**Stated problem**
Exactly the lines between the line containing "Write a Python" and the line containing "from bokeh.resources import INLINE", together with those two lines, are to be output.

**Data for the task**
• • • •

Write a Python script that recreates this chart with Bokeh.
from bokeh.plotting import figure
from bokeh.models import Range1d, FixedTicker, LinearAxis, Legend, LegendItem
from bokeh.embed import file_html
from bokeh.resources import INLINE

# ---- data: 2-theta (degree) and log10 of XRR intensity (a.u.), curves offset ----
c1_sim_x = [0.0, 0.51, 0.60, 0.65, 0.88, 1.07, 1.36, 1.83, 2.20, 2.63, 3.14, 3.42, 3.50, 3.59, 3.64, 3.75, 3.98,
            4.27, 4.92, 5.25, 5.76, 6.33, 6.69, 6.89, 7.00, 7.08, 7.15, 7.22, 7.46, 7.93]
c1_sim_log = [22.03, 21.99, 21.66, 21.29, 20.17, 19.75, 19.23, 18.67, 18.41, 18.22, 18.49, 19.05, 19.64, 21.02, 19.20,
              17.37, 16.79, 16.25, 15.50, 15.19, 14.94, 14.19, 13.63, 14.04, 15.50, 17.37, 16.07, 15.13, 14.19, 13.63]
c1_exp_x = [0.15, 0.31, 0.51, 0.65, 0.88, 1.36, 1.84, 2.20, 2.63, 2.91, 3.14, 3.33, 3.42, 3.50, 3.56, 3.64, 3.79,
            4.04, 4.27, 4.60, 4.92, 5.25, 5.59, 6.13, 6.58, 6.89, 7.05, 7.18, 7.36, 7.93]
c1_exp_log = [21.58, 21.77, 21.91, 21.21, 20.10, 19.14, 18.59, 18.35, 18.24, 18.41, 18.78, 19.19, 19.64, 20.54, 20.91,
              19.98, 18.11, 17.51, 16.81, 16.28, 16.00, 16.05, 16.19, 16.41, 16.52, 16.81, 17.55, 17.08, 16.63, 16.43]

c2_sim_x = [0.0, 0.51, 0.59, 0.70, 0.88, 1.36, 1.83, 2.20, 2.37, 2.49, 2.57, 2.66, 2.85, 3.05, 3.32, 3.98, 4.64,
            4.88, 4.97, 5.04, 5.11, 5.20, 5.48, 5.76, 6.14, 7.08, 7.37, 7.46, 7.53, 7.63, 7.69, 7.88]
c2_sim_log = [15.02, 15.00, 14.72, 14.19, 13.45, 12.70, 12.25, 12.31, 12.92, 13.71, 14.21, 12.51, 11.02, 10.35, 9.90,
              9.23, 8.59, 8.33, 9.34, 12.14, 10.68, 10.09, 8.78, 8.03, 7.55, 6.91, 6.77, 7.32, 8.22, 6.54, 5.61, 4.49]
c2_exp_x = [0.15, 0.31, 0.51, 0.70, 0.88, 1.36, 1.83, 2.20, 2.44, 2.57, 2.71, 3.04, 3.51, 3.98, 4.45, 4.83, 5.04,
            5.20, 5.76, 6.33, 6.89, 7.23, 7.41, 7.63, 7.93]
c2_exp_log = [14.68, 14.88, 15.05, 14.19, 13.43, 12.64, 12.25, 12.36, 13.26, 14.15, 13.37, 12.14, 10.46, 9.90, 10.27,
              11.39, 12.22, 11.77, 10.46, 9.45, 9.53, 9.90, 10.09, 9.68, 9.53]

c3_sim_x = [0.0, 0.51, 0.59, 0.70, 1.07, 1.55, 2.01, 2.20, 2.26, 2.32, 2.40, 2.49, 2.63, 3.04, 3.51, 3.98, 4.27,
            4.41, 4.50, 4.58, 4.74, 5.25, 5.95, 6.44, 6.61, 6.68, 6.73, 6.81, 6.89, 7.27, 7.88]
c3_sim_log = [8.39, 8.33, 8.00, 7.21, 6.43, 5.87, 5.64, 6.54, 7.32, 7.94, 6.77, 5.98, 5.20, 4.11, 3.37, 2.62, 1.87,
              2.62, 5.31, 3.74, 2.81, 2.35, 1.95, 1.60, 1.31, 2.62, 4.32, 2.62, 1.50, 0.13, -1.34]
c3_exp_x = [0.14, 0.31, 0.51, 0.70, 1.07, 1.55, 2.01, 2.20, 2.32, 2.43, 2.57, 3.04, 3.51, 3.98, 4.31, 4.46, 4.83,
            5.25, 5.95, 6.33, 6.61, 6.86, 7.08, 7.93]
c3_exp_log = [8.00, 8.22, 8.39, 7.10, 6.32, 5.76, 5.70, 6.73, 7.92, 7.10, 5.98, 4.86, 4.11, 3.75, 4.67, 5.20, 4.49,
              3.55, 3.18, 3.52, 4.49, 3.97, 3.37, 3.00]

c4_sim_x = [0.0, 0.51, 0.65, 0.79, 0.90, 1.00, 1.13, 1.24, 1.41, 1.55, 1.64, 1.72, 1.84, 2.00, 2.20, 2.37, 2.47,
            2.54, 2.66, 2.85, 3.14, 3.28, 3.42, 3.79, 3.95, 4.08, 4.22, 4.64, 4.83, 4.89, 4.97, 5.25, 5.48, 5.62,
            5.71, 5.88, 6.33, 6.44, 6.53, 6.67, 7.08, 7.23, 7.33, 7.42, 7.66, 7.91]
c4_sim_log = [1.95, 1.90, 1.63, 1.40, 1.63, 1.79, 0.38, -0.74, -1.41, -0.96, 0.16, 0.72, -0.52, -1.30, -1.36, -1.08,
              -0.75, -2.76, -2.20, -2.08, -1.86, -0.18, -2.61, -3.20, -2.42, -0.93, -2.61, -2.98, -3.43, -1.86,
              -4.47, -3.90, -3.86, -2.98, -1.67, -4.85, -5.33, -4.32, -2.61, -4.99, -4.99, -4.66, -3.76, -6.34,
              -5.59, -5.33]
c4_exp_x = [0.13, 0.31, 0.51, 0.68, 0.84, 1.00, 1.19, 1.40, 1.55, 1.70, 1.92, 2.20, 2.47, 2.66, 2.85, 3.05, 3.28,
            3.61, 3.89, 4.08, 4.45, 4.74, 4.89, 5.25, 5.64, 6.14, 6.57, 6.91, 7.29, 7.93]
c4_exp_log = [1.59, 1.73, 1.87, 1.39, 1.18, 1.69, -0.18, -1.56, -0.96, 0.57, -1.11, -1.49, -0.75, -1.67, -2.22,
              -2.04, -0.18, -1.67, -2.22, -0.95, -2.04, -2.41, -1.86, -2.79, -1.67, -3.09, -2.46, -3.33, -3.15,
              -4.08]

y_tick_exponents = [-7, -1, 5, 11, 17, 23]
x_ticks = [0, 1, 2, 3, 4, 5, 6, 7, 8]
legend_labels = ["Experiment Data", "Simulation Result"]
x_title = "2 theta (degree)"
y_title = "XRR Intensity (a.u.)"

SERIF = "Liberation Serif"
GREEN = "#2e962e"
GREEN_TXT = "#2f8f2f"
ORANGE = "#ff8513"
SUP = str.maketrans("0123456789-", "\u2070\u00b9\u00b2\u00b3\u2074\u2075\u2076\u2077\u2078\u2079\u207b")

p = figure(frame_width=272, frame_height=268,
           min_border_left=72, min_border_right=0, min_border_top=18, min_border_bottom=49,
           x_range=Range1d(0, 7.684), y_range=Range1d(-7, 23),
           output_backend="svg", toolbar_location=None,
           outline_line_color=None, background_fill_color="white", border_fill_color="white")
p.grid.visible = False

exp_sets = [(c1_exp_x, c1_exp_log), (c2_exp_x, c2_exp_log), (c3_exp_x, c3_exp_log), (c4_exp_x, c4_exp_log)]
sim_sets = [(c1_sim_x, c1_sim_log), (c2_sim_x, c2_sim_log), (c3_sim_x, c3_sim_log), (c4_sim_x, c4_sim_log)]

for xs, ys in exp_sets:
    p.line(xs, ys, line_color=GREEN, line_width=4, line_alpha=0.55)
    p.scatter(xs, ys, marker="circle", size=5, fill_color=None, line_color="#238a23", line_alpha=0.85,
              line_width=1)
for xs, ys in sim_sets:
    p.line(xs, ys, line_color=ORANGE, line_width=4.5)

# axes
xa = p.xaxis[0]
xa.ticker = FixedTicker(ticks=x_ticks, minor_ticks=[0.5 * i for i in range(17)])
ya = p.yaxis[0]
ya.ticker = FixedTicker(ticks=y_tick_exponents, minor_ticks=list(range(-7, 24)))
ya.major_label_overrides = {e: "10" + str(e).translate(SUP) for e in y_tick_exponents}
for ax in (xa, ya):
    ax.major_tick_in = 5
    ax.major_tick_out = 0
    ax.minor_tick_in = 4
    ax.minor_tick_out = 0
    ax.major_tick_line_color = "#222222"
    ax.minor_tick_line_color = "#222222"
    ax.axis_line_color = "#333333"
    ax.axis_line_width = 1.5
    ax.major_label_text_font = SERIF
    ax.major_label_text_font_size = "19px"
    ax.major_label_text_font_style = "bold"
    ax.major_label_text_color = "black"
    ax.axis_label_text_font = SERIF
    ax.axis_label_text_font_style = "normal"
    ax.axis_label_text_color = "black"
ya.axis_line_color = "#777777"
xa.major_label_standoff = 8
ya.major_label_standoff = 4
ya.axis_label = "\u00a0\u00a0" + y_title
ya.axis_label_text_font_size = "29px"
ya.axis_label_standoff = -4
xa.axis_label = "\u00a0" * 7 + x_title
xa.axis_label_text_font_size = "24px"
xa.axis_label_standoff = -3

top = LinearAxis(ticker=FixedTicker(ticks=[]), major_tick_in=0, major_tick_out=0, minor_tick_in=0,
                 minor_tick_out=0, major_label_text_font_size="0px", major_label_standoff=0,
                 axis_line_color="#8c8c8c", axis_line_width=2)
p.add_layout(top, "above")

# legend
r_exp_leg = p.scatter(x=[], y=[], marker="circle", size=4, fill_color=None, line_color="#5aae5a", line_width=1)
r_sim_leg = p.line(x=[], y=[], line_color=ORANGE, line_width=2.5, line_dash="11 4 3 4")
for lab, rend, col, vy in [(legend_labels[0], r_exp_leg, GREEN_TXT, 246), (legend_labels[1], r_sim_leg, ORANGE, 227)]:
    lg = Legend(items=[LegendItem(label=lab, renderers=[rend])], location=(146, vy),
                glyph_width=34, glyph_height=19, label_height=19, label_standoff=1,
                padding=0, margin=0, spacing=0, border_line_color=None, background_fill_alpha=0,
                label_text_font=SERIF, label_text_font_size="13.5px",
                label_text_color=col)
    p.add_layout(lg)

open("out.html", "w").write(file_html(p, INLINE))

• • • •

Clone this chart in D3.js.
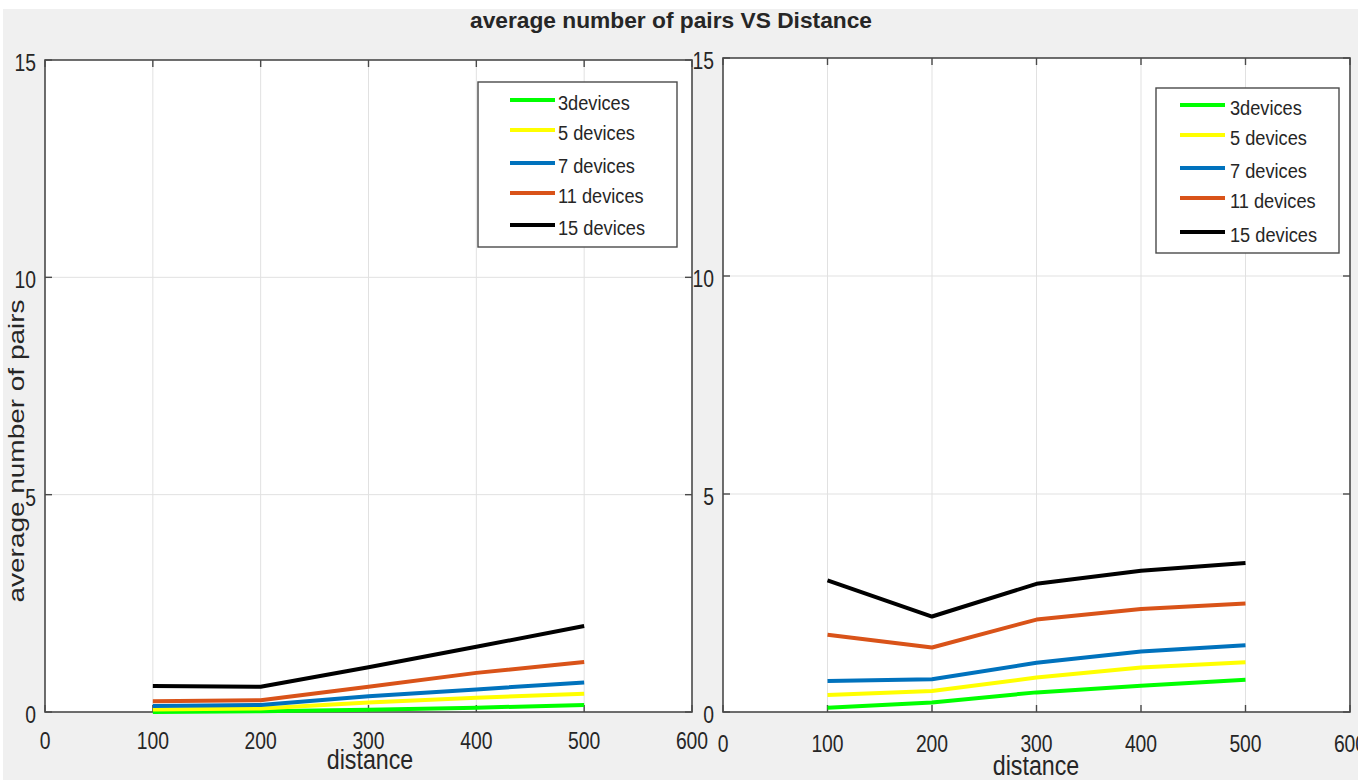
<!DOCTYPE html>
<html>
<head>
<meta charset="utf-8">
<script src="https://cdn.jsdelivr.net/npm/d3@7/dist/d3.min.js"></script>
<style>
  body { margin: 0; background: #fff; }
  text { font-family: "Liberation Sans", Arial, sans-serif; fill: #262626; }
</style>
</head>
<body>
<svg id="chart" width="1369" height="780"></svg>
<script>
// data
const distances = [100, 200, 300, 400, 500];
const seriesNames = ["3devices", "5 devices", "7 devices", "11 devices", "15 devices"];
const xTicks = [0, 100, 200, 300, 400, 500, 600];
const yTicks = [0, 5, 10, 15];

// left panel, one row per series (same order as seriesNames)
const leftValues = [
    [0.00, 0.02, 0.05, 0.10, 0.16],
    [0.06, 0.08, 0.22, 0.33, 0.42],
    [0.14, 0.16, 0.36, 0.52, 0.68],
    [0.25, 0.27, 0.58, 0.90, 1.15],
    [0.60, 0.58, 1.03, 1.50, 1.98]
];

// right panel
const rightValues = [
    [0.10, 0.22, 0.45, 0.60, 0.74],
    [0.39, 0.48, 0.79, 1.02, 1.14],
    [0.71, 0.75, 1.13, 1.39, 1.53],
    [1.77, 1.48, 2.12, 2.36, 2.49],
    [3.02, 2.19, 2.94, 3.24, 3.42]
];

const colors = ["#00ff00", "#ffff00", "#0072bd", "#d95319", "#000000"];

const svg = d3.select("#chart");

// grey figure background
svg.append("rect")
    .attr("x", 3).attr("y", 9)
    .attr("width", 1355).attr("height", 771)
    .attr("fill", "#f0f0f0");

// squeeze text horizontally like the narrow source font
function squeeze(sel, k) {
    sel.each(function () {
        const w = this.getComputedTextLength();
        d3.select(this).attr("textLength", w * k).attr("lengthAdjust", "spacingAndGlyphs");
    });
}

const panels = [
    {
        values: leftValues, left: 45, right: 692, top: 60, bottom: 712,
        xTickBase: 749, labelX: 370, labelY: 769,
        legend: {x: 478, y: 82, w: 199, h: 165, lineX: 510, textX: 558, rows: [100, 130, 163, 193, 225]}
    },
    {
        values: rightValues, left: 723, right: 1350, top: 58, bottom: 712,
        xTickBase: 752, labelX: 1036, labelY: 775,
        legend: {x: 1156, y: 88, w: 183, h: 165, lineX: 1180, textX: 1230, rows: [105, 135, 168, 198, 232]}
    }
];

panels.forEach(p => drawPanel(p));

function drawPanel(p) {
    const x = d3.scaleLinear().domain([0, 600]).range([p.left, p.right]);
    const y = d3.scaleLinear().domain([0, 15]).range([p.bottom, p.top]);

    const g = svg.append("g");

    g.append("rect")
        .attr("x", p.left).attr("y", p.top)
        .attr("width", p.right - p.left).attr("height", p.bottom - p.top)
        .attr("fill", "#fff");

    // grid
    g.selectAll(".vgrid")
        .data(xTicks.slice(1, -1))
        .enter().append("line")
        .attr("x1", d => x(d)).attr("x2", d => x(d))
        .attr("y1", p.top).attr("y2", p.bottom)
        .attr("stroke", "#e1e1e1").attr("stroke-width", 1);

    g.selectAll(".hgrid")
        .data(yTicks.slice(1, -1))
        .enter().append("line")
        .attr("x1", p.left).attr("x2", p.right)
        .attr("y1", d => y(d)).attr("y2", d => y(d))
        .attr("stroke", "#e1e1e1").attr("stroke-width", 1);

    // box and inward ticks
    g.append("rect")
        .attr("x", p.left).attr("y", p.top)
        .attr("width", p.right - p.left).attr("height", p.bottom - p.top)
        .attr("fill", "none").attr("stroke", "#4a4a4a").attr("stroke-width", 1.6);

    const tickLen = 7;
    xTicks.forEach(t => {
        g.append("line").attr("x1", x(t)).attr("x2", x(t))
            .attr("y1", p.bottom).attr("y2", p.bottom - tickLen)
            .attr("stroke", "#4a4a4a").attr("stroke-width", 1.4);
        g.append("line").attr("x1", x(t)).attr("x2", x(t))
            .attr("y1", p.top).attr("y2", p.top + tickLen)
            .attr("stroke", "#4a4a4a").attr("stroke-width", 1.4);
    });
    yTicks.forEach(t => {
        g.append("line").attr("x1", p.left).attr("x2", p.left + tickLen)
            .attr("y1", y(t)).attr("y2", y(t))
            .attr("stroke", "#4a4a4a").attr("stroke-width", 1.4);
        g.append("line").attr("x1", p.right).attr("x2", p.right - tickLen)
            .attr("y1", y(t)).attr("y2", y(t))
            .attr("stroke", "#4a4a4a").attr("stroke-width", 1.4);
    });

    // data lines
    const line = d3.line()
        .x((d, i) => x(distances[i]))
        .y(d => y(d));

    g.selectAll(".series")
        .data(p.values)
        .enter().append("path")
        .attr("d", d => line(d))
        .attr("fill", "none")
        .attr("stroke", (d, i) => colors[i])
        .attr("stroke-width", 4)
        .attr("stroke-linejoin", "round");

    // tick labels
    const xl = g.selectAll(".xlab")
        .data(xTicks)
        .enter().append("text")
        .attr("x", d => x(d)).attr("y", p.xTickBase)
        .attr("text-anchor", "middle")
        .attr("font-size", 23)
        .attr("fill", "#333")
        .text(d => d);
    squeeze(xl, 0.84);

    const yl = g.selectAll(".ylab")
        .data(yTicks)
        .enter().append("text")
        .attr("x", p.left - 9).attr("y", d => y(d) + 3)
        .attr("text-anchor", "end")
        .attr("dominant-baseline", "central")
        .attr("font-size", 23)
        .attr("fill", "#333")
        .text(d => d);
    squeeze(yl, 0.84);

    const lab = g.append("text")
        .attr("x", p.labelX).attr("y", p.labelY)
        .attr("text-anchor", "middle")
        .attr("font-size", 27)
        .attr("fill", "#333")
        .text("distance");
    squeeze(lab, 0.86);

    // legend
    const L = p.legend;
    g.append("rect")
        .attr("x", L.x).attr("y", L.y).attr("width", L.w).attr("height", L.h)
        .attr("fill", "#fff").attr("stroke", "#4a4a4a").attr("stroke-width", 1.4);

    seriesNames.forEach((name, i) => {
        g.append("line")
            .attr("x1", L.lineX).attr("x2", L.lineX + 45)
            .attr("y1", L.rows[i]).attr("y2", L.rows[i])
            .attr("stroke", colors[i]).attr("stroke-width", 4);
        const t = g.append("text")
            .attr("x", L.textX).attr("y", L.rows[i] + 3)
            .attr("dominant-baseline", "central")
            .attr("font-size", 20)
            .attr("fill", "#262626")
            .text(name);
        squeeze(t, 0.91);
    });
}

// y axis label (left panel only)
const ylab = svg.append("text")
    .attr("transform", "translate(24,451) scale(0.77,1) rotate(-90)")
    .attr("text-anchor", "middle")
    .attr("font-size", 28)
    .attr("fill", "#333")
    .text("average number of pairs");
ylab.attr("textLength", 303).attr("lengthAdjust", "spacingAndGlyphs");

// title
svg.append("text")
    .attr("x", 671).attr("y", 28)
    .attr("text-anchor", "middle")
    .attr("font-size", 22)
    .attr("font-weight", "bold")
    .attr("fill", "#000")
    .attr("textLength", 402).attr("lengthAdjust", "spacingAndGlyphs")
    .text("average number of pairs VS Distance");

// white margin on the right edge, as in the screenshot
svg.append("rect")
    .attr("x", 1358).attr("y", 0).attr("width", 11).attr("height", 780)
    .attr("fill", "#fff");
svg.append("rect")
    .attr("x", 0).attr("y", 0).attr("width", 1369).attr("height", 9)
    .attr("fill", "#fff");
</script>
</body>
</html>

• • • •

**Solution**
Write a Python script that recreates this chart with Bokeh.
from bokeh.plotting import figure
from bokeh.models import Range1d, FixedTicker, LinearAxis, Legend, LegendItem
from bokeh.embed import file_html
from bokeh.resources import INLINE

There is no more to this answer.